Single by Phil Collins

from the album Face Value
- B-side: "I'm Not Moving"
- Released: 27 February 1981
- Recorded: August–October 1980
- Genre: R&B; soul-pop;
- Length: 3:47
- Label: Virgin (UK); Atlantic (international);
- Songwriter: Phil Collins
- Producers: Phil Collins; Hugh Padgham;

Phil Collins singles chronology
| "In the Air Tonight" (1981) | "I Missed Again" (1981) | "If Leaving Me Is Easy" (1981) |

Music video
- "I Missed Again" on YouTube

= I Missed Again =

"I Missed Again" is a song from Phil Collins's debut solo studio album, Face Value (1981).

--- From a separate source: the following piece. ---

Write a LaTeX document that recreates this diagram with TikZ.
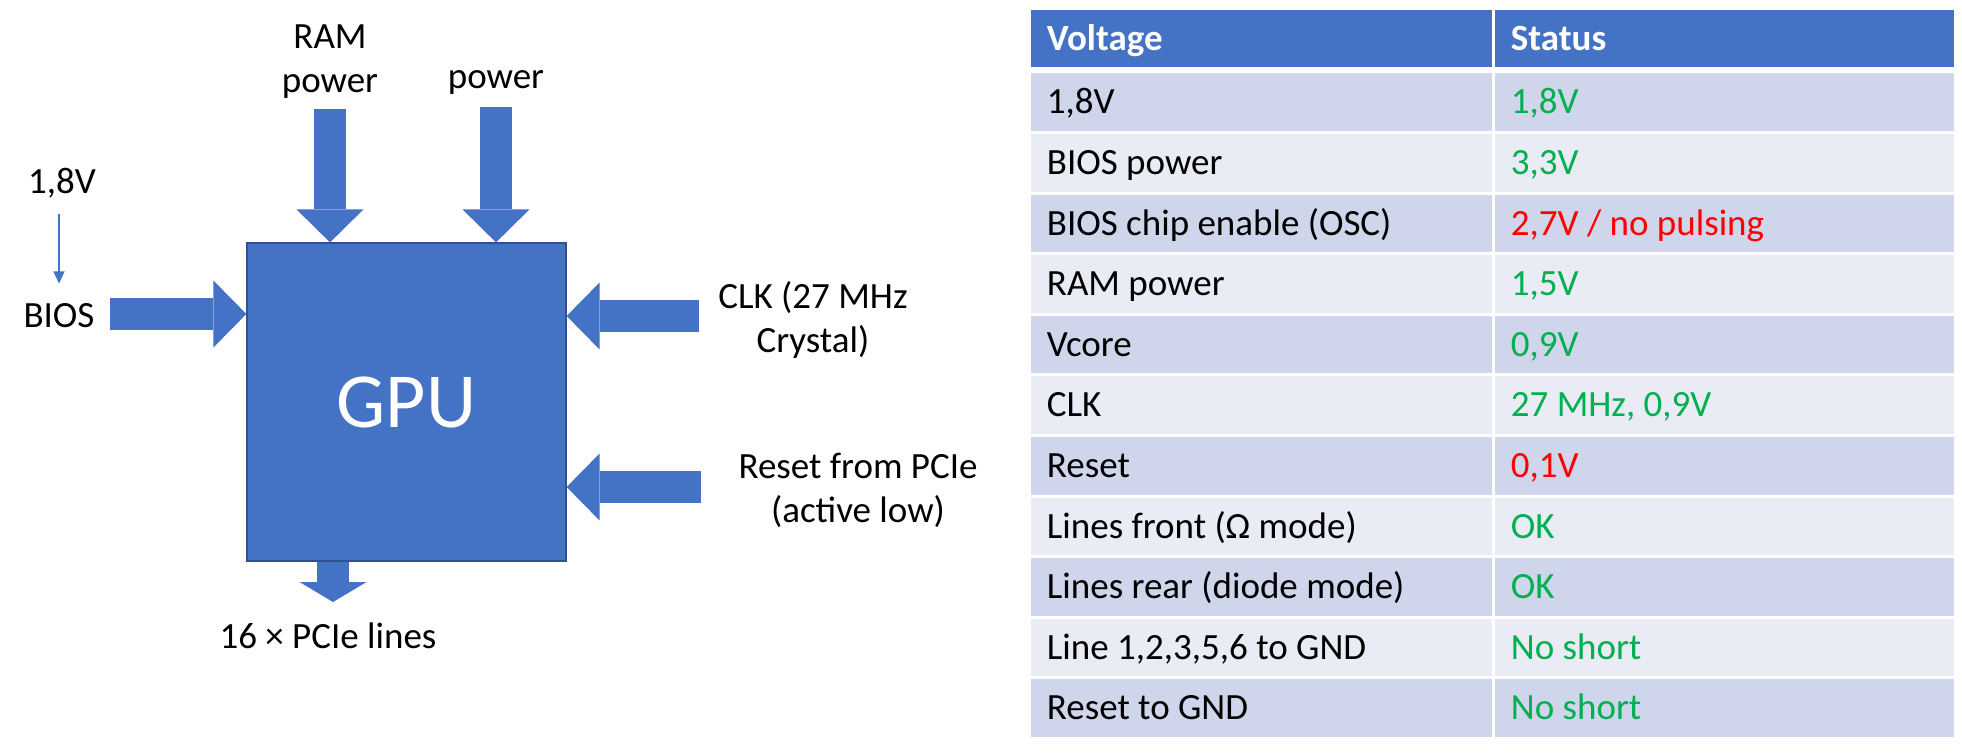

It was selected as the lead single from the album in the US and Canada, although in most other countries "In the Air Tonight" was released as Collins' first solo single, followed by "I Missed Again". The song features a tenor sax solo from British jazz musician Ronnie Scott. The song peaked at No. 19 on the US Billboard Hot 100 chart in May 1981 and reached No. 14 in the UK.

==Background==
Like many of the songs on Face Value, "I Missed Again" is about Collins's anger and frustration about his first wife leaving him. The original demo was entitled "I Miss You, Babe", with sadder lyrics – this demo version was later released as a B-side of "If Leaving Me Is Easy". He re-wrote the lyrics, gave the song a different tempo, and re-titled it "I Missed Again" in an effort to make it lighthearted instead of sad.

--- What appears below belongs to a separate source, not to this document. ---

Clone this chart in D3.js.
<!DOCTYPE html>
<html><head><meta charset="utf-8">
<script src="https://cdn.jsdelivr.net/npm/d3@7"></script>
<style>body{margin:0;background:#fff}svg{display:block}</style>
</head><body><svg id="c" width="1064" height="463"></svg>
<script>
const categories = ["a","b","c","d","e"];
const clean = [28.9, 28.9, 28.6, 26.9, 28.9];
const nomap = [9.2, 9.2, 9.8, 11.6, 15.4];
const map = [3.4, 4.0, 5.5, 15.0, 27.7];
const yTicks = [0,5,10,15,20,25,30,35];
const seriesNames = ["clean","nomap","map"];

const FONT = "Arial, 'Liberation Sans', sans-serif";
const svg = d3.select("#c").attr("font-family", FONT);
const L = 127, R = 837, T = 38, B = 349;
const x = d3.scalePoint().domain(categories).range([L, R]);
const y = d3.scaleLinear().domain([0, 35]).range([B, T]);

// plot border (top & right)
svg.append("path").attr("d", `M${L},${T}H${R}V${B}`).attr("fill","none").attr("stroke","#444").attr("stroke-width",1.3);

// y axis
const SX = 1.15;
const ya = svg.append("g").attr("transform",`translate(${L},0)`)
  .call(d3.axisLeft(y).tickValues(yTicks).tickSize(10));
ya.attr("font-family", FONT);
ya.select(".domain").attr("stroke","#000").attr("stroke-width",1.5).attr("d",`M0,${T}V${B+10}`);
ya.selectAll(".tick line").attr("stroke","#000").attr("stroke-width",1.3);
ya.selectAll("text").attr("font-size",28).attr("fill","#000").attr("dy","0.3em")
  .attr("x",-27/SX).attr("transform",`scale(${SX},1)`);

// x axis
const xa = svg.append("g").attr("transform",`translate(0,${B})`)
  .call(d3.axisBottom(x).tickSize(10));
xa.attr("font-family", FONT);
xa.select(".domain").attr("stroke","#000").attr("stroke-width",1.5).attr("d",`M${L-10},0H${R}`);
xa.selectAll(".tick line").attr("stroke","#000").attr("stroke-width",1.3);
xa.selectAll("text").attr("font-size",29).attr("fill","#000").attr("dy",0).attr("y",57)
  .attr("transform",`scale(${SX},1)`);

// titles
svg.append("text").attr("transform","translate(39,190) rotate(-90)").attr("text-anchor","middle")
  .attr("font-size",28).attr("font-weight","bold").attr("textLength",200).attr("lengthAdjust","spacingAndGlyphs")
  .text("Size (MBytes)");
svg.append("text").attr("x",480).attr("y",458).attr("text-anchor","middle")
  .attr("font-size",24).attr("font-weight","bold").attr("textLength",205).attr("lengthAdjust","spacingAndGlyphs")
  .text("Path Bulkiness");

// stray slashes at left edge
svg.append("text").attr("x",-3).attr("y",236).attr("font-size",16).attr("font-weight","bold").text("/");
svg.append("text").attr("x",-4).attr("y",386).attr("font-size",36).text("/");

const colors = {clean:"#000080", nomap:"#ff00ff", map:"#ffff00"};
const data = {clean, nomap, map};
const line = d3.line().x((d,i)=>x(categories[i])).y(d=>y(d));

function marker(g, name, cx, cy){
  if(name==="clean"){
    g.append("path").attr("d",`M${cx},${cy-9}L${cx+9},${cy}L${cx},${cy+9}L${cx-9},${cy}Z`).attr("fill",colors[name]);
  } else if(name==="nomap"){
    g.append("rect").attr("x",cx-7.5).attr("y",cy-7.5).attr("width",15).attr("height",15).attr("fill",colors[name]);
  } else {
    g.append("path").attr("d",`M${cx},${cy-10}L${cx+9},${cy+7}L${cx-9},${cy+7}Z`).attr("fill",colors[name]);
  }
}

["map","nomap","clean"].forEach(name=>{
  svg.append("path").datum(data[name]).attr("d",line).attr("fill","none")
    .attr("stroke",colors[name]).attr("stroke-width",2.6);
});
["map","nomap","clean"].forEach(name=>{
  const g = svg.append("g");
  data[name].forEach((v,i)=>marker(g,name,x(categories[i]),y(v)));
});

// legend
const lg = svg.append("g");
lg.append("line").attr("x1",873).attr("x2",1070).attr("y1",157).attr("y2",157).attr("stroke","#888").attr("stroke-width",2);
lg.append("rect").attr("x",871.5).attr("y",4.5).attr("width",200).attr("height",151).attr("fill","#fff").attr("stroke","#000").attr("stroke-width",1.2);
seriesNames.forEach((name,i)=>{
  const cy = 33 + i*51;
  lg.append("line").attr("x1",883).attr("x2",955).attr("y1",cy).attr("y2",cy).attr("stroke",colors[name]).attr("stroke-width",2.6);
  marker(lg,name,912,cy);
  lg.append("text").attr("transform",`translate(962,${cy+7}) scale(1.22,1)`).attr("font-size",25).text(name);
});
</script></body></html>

The primary backing track consisted of bass, drums, and piano. According to Hugh Padgham, who co-produced the song, he said that he "compressed the piano to death, it sounded so wide and it filled up everything; and we pulled it up in the mix. It sounds as if there's a lot going on, when in fact there isn't."

==Critical reception==
Cashbox wrote that the song was Collins' "funkiest outing to date" and also commended the saxophone interlude from Ronnie Scott. Record World called it a "mid-tempo rocker [that] has R&B underpinnings, melodic pop keyboard currents, and Collins' easily identifiable light tenor."

==Music video==
The song's music video features Collins on a white background singing and miming the various instruments. It was released on VHS in 1983. It received a Grammy nomination for Best Video, Short Form.

== Credits ==
1. "I Missed Again"
  - Phil Collins – vocals, piano, Prophet-5, drums
  - Daryl Stuermer – guitar
  - John Giblin – bass
  - The Phenix Horns:
    - Don Myrick – tenor saxophone
    - Louis Satterfield – trombone
    - Rahmlee Michael Davis – trumpet
    - Michael Harris – trumpet
  - Ronnie Scott – tenor sax solo
  - L. Shankar – violins
2. "I'm Not Moving"
  - Phil Collins – vocals, drums, percussion, piano, Prophet 5, Roland VP-330 vocoder
  - John Giblin – bass

- Gavin Cochrane – photography

==Charts==

===Weekly charts===

| Chart (1981) | Peak position |
|---|---|
| Australia (Kent Music Report) | 88 |
| Canada RPM Top Singles | 6 |
| Ireland | 12 |
| New Zealand | 35 |
| UK Singles (OCC) | 14 |
| UK Airplay (Record Business) | 4 |
| US Billboard Hot 100 | 19 |
| US Cash Box Hot 100 | 19 |
| US Mainstream Rock (Billboard) | 8 |
| West Germany (GfK) | 23 |

===Year-end charts===

| Chart (1981) | Rank |
|---|---|
| Canada | 54 |
| US (Joel Whitburn's Pop Annual) | 119 |

==Popular culture==
The song was featured in a late 1980s promotional commercial, which featured bloopers, by the National Basketball Association. It was also used in the early 1990s by the BBC in a montage of snooker players missing shots. Similarly, NBC Sunday Night Football played the song immediately after kicker Eddy Piñeiro missed the second of two field goals during the Chicago Bears' game against the Los Angeles Rams on 17 November 2019.